Der Beschwerdeführer rügt mit der Verfassungsbeschwerde auch die Ablehnung der Beiordnung eines Pflichtbeistands; insoweit fehlt es jedoch an jeglicher Darlegung, inwieweit hierdurch der Grundsatz des fairen Verfahrens verletzt sein soll. Eine irgendwie geartete inhaltliche Auseinandersetzung mit der ablehnenden Entscheidung enthält weder die Verfassungsbeschwerde noch das an das Oberlandesgericht gerichtete Schreiben vom 4. Mai 2003. Es werden in diesem Zusammenhang weder einfachrechtliche Fragestellungen, etwa die Frage des Vorliegens der Voraussetzungen des § 40 Abs. 2 IRG, erörtert noch substantiierte verfassungsrechtliche Rügen erhoben. Darauf, dass der Beschwerdeführer trotz der Ablehnung der Beiordnung eines Pflichtbeistands während nahezu der gesamten Dauer des Verfahrens über einen Wahlbeistand verfügte, geht er ebenfalls nicht ein.

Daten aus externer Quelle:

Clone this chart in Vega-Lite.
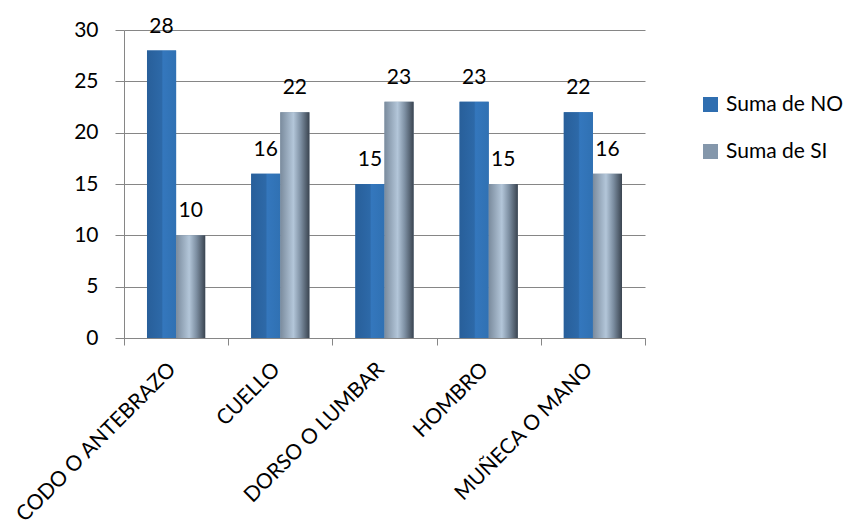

Im Falle einer erfolgreichen Anrufung des Oberlandesgerichts zur behaupteten Verletzung des Anspruchs auf rechtliches Gehör besteht auch die Möglichkeit einer fachgerichtlichen Beseitigung der weiteren vom Beschwerdeführer geltend gemachten Grundrechtsverstöße.

Von einer weiter gehenden Begründung wird gemäß § 93d Abs. 1 Satz 3 BVerfGG abgesehen.

Mit der Nichtannahme der Verfassungsbeschwerde erledigt sich der Antrag auf Erlass einer einstweiligen Anordnung.

Diese Entscheidung ist unanfechtbar.